E, mesmo alterando com prudência a direção do Estado, deve imediatamente deslanchar, sem as inibições que deram o tom da primeira metade do mandato, a batalha da opinião para mostrar que o Brasil não pode permanecer passivo às transformações da conjuntura internacional, sob pena de ficar “pendurado na brocha”, como se diz, uma vez que o chão da velha ordem está simplesmente desaparecendo sob seus pés.1
Mas deve fazer essa batalha, para começar, no interior do próprio campo democrático, porque é nele que ainda se agarram forças que, a qualquer custo, pretendem manter tudo como está, manifestando-se através de vozes influentes da opinião pública, que insistem em repetir o mantra neoliberal. Estas mobilizam especialmente o argumento de que Lula 3 foi eleito graças a uma frente ampla – como de fato foi –, a qual se comprometeu preservar durante todo o mandato. Um argumento, a nosso ver, capcioso, que não apenas reivindica um falso direito de veto a uma pequena minoria, mas na prática condena o governo a uma paralisia fatal. Movidos por interesse ou cegos pela ideologia, querem que a ordem social que preconizam continue parasitando os valores da democracia – o que só levará à morte simultânea de ambas. Urge, portanto, separá-las. Será sem dúvida um passo ousado, em vista do conhecido estilo conciliador do presidente, mas que Lula terá de fazer, mais cedo ou mais tarde – provavelmente mais cedo, dada a velocidade dos acontecimentos. Isso, se quiser de fato deixar para a posteridade esta última e mais transcendente marca de seus feitos: aprumar a sociedade brasileira rumo a um porto seguro para nossa democracia.

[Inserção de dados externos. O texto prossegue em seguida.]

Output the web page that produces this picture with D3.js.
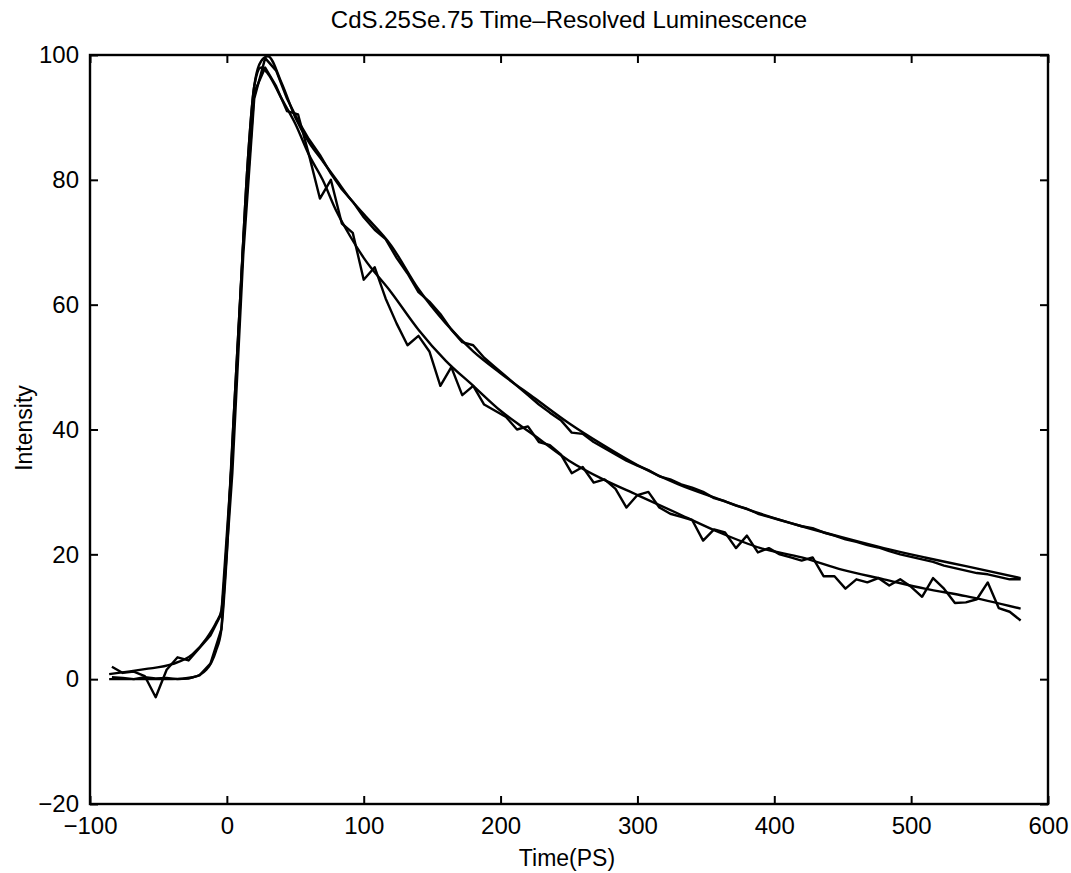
<!DOCTYPE html>
<html lang="en">
  <head>
    <meta charset="utf-8">
    <title>CdS.25Se.75 Time-Resolved Luminescence</title>
    <script src="https://d3js.org/d3.v7.min.js"></script>
    <style>
      body { margin: 0; background: #fff; }
      text { font-family: "Liberation Sans", Arial, Helvetica, sans-serif; fill: #000; }
      .curve { fill: none; stroke: #000; stroke-width: 2.4; stroke-linejoin: round; }
      .axis line { stroke: #000; stroke-width: 2; }
      .axis path { display: none; }
    </style>
  </head>
  <body>
    <svg width="1071" height="873"></svg>

    <script>
      var dataTime = [-84,-76,-68,-60,-52,-44,-36,-28,-20,-12,-4,4,12,20,28,36,44,52,60,68,
                      76,84,92,100,108,116,124,132,140,148,156,164,172,180,188,196,204,212,220,228,
                      236,244,252,260,268,276,284,292,300,308,316,324,332,340,348,356,364,372,380,388,
                      396,404,412,420,428,436,444,452,460,468,476,484,492,500,508,516,524,532,540,548,
                      556,564,572,580];

      var lowerData = [2.0,1.0,1.2,0.5,-2.9,1.5,3.5,3.0,5.0,7.0,10.5,36,70,94,98,95,91,90.5,84,77,
                       80,73,71.5,64,66,61,57,53.5,55,52.5,47,50,45.5,47,44,43,42,40,40.5,38,
                       37.5,36,33,34,31.5,32,30.5,27.5,29.5,30,27.5,26.5,26,25.5,22.2,24,23.5,21,23,20.3,
                       21,20,19.5,19,19.5,16.5,16.5,14.5,16,15.5,16.2,15,16,14.8,13.2,16.2,14.5,12.2,12.3,12.8,
                       15.5,11.4,10.8,9.4];

      var upperData = [0.3,0.2,0.0,0.3,0.1,0.2,0.0,0.1,0.6,2.5,8,33,68,93,99.5,97.5,93,89.5,86.5,84,
                       81,78.5,76.5,74,72,70.5,67.5,65,62,60.5,58.5,56,54,53.5,51.5,50,48.5,47,45.5,44,
                       42.7,41.5,39.5,39.3,38,37,36,35,34.2,33.5,32.5,32,31.2,30.7,30,29,28.5,27.8,27.3,26.5,
                       26,25.5,25,24.5,24.2,23.5,23,22.4,22,21.5,21.1,20.5,20,19.6,19.2,18.8,18.2,17.8,17.4,17,
                       16.8,16.4,16,16];

      // fitted curves
      var lowerFitTime = [-86,-60,-40,-25,-15,-8,-4,0,5,10,15,20,25,30,40,50,60,70,80,90,
                          100,120,140,160,180,200,225,250,275,300,330,360,390,420,450,480,510,540,580];
      var lowerFit = [0.8,1.6,2.4,4,6.5,9,11,22,42,62,82,95,98,97,93,89,84,80,75,71,
                      67.5,62,56,51,47,43,39,35,32,29.5,26.5,23.5,21,19.5,17.5,16,14.5,13.3,11.3];

      var upperFitTime = [-86,-40,-25,-15,-8,-4,0,5,10,15,20,25,30,40,50,60,70,80,90,100,
                          120,140,160,180,200,225,250,275,300,330,360,390,420,450,480,510,540,580];
      var upperFit = [0,0,0.3,1.5,4.5,8,20,42,62,82,95,99,99.8,95.5,90,86,83,80,77,74.5,
                      69.5,62.5,57,52.5,49,45,41,37.5,34.3,31.2,28.8,26.5,24.5,22.7,21,19.5,18.1,16.2];

      var xTicks = [-100,0,100,200,300,400,500,600];
      var yTicks = [-20,0,20,40,60,80,100];

      var svg = d3.select("svg");
      var mLeft = 90, mRight = 1048, mTop = 55, mBottom = 804;

      var x = d3.scaleLinear().domain([-100, 600]).range([mLeft, mRight]);
      var y = d3.scaleLinear().domain([-20, 100]).range([mBottom, mTop]);

      function series(times, vals) {
        return times.map(function(t, i){ return [t, vals[i]]; });
      }

      var line = d3.line()
                   .x(function(d){ return x(d[0]); })
                   .y(function(d){ return y(d[1]); });
      var smooth = d3.line()
                     .x(function(d){ return x(d[0]); })
                     .y(function(d){ return y(d[1]); })
                     .curve(d3.curveMonotoneX);

      var plot = svg.append("g");
      plot.append("path").attr("class", "curve").attr("d", smooth(series(upperFitTime, upperFit)));
      plot.append("path").attr("class", "curve").attr("d", line(series(dataTime, upperData)));
      plot.append("path").attr("class", "curve").attr("d", smooth(series(lowerFitTime, lowerFit)));
      plot.append("path").attr("class", "curve").attr("d", line(series(dataTime, lowerData)));

      // axes, ticks pointing inward on all four sides
      svg.append("g").attr("class", "axis").attr("transform", "translate(0," + mBottom + ")")
         .call(d3.axisBottom(x).tickValues(xTicks).tickSize(-8).tickPadding(13));
      svg.append("g").attr("class", "axis").attr("transform", "translate(0," + mTop + ")")
         .call(d3.axisTop(x).tickValues(xTicks).tickSize(-8).tickFormat(""));
      svg.append("g").attr("class", "axis").attr("transform", "translate(" + mLeft + ",0)")
         .call(d3.axisLeft(y).tickValues(yTicks).tickSize(-8).tickPadding(11));
      svg.append("g").attr("class", "axis").attr("transform", "translate(" + mRight + ",0)")
         .call(d3.axisRight(y).tickValues(yTicks).tickSize(-8).tickFormat(""));

      svg.selectAll(".axis text").style("font-size", "24px")
         .style("font-family", "'Liberation Sans', Arial, Helvetica, sans-serif");

      svg.append("rect")
         .attr("x", mLeft).attr("y", mTop)
         .attr("width", mRight - mLeft).attr("height", mBottom - mTop)
         .attr("fill", "none").attr("stroke", "#000").attr("stroke-width", 2.4);

      svg.append("text").attr("x", 569).attr("y", 28).attr("text-anchor", "middle")
         .style("font-size", "24px").text("CdS.25Se.75 Time\u2013Resolved Luminescence");
      svg.append("text").attr("x", 567).attr("y", 866).attr("text-anchor", "middle")
         .style("font-size", "23px").text("Time(PS)");
      svg.append("text").attr("transform", "translate(32,428) rotate(-90)")
         .attr("text-anchor", "middle").style("font-size", "23px").text("Intensity");
    </script>
  </body>
</html>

*Cicero Araujo é professor titular do Departamento de Filosofia da Universidade de São Paulo. Autor, entre outros livros, de A Forma da República: da Constituição Mista ao Estado (Martins Fontes). [https://amzn.to/3ZXI2Up]
Publicado originalmente no número 1 do volume 11 da Revista Rosa.
Nota
1. Como, ao que parece, começou a fazer o próprio assessor especial de Lula, Celso Amorim, em recente entrevista à colunista da Folha de S.Paulo, Mônica Bergamo (“Celso Amorim diz que Trump é o interesse ‘nu e cru’ e que o Brasil tem que se reorganizar”, Folha de S. Paulo, 22.03.2025).